WHAT IS REQUIRED: Please return nothing but the lines between the line holding "Output the component" and the line holding "Scatter, XAxis, YAxis", both ends included, without the pictures.

SUPPLIED MATERIAL:
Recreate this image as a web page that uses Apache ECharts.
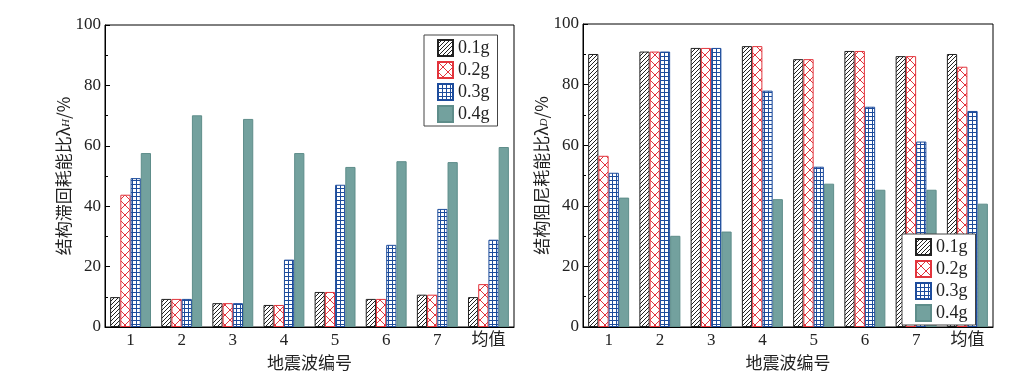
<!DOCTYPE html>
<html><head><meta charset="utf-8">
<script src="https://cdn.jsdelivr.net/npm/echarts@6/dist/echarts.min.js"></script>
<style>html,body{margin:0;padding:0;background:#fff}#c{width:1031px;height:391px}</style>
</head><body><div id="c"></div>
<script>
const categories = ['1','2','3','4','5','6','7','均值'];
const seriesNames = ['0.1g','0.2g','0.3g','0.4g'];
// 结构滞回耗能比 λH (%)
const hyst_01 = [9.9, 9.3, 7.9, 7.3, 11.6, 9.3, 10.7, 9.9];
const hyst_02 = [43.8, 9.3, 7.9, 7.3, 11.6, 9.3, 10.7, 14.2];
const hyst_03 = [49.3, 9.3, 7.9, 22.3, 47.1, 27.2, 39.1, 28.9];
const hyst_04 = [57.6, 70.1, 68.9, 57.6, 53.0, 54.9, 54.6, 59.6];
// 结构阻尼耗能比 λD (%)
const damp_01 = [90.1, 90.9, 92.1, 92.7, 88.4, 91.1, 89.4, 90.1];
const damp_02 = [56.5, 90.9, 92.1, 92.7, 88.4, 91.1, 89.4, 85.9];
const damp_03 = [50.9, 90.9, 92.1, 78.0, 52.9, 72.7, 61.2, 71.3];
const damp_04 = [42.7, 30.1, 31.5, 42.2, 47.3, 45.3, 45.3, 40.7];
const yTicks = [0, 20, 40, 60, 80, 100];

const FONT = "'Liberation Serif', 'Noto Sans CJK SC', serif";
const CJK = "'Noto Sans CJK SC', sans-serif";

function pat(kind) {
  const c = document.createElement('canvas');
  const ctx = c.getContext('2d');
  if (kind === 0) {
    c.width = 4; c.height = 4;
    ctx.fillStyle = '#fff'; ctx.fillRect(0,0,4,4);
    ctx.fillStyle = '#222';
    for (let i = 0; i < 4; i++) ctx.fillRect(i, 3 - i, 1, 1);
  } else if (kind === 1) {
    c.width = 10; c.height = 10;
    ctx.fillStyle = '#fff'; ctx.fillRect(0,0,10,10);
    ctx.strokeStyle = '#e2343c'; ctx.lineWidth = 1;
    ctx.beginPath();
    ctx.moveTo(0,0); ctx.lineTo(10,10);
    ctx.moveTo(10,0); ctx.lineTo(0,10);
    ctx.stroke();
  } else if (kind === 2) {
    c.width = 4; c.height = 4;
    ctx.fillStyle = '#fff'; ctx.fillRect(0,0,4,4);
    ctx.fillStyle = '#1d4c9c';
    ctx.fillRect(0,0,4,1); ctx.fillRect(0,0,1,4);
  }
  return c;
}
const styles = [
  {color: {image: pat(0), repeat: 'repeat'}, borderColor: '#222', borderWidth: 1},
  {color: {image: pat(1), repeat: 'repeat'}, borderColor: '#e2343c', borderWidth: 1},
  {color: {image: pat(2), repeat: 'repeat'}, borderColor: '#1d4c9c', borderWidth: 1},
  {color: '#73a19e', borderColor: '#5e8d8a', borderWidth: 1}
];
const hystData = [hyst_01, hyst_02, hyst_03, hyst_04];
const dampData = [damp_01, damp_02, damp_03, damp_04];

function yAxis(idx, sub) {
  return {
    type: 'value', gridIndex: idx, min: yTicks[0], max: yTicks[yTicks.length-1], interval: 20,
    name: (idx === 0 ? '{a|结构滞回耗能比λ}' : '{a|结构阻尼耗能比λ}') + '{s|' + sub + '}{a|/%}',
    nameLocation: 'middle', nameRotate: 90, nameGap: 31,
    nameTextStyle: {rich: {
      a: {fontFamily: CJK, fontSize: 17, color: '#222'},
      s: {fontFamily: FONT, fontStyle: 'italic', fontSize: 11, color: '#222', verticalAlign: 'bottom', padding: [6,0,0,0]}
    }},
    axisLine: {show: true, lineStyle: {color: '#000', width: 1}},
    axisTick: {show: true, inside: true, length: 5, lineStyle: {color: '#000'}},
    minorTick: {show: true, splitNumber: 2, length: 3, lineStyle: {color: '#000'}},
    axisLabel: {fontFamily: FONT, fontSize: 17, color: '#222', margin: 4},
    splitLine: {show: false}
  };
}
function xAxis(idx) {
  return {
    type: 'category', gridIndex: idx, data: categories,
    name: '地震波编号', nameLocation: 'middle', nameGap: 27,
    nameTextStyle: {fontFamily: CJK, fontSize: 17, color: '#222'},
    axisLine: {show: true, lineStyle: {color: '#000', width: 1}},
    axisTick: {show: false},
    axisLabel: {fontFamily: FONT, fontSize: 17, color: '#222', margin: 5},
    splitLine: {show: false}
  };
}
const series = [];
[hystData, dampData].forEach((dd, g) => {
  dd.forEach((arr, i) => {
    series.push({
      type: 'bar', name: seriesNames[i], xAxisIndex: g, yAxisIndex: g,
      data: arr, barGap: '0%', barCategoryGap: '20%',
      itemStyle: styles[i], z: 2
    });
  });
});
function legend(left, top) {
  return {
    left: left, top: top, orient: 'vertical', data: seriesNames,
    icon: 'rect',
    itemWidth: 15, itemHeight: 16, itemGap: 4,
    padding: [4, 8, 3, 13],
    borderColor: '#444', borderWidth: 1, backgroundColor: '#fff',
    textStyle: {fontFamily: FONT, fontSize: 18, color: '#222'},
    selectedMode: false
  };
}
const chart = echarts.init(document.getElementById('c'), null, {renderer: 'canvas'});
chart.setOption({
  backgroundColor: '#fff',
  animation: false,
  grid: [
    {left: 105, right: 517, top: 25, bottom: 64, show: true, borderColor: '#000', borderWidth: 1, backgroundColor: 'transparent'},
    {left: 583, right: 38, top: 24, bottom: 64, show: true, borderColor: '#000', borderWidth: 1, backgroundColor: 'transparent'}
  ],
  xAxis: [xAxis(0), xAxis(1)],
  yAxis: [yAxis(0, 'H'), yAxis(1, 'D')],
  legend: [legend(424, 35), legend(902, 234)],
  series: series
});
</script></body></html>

---

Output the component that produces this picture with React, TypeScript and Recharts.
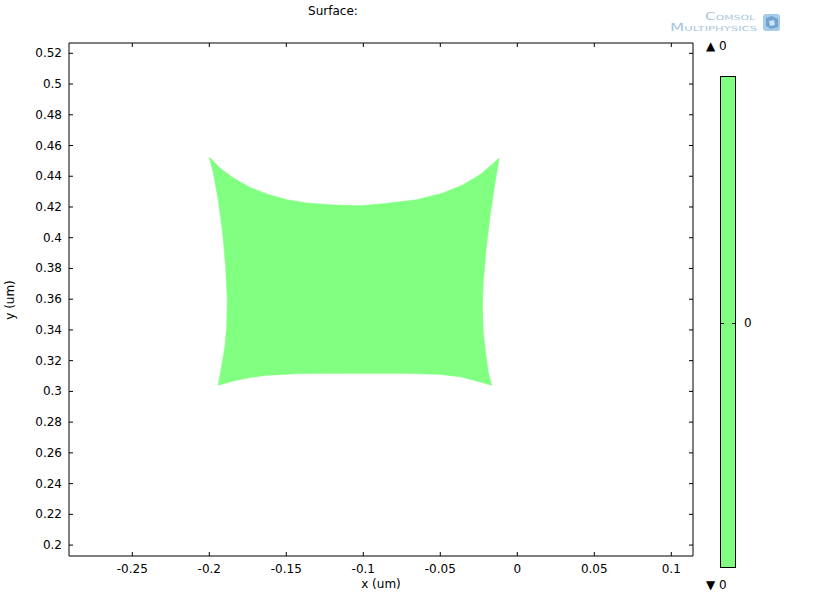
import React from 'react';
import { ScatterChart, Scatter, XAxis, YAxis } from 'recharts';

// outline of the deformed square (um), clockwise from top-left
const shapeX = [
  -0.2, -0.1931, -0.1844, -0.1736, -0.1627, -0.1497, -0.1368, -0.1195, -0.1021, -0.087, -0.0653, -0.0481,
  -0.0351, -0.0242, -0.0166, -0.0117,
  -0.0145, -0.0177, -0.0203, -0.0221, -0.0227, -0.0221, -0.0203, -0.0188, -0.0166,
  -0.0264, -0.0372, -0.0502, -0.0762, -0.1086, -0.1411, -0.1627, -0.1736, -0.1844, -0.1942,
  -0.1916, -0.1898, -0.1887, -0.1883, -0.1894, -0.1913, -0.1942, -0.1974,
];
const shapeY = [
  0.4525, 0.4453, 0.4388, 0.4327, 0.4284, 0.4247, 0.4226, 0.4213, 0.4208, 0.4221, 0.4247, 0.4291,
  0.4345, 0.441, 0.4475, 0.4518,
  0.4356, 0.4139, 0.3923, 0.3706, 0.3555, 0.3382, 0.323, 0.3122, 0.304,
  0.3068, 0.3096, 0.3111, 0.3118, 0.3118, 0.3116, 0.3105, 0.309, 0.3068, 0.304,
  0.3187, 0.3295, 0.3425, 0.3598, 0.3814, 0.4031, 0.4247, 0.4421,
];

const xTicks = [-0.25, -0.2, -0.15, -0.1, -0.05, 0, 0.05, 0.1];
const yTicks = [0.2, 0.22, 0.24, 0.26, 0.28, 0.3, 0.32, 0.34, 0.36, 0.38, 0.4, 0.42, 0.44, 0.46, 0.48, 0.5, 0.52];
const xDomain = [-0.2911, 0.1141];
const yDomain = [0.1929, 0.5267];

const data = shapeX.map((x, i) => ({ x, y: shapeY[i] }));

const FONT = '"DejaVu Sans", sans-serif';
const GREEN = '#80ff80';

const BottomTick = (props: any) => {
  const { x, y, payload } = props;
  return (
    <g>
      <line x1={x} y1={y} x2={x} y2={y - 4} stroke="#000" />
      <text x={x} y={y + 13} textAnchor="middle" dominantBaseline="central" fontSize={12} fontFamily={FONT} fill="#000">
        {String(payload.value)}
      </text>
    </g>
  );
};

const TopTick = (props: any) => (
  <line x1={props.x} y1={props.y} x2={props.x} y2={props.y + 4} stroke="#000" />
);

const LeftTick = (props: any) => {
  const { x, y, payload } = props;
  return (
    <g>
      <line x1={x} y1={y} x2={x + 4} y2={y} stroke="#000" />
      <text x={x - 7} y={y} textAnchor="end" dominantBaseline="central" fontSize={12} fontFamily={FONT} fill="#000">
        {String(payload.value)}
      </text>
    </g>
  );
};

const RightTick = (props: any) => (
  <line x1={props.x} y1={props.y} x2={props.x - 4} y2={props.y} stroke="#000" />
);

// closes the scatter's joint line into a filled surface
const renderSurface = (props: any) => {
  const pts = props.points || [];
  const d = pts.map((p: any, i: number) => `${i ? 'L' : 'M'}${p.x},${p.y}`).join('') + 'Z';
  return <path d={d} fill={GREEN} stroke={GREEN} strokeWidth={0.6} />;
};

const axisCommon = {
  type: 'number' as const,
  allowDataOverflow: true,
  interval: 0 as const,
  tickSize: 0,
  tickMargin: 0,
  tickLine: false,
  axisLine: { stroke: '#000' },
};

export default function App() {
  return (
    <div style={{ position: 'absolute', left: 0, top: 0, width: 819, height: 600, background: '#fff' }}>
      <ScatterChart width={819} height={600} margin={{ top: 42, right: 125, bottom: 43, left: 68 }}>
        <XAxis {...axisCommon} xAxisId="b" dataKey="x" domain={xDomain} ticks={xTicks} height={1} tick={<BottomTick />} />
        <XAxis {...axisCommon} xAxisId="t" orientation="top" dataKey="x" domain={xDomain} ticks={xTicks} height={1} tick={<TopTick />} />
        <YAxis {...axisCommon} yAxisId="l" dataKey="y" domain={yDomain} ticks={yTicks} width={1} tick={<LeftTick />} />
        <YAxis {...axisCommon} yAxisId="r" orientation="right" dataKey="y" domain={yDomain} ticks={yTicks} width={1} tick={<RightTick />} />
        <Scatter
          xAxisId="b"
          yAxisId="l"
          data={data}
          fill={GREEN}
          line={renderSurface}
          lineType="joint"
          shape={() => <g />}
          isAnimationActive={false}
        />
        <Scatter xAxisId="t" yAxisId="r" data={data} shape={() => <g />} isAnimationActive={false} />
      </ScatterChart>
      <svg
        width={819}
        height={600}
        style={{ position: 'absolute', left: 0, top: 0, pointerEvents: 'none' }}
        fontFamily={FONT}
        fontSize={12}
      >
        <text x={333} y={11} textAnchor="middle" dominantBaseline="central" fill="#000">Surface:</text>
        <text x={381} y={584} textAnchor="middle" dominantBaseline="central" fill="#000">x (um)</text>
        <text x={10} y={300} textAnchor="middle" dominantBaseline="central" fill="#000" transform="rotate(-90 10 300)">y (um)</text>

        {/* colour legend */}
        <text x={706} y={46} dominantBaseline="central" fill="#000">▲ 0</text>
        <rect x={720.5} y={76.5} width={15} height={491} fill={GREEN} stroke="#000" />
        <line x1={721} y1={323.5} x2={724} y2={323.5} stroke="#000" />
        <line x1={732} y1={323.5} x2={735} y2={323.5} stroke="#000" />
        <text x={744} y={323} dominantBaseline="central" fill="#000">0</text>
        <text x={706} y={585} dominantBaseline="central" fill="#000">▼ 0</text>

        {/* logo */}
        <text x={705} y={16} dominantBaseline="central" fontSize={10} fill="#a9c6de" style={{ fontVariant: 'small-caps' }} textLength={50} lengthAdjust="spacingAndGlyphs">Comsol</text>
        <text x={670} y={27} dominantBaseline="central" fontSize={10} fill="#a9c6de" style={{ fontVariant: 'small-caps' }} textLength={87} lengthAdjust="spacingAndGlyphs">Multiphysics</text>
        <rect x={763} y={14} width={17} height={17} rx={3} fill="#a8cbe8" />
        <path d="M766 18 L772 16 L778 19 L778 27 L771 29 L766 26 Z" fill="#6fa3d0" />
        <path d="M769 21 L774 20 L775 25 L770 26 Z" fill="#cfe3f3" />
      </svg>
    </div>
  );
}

TASK RESPONSE:
Output the component that produces this picture with React, TypeScript and Recharts.
import React from 'react';
import { ScatterChart, Scatter, XAxis, YAxis } from 'recharts';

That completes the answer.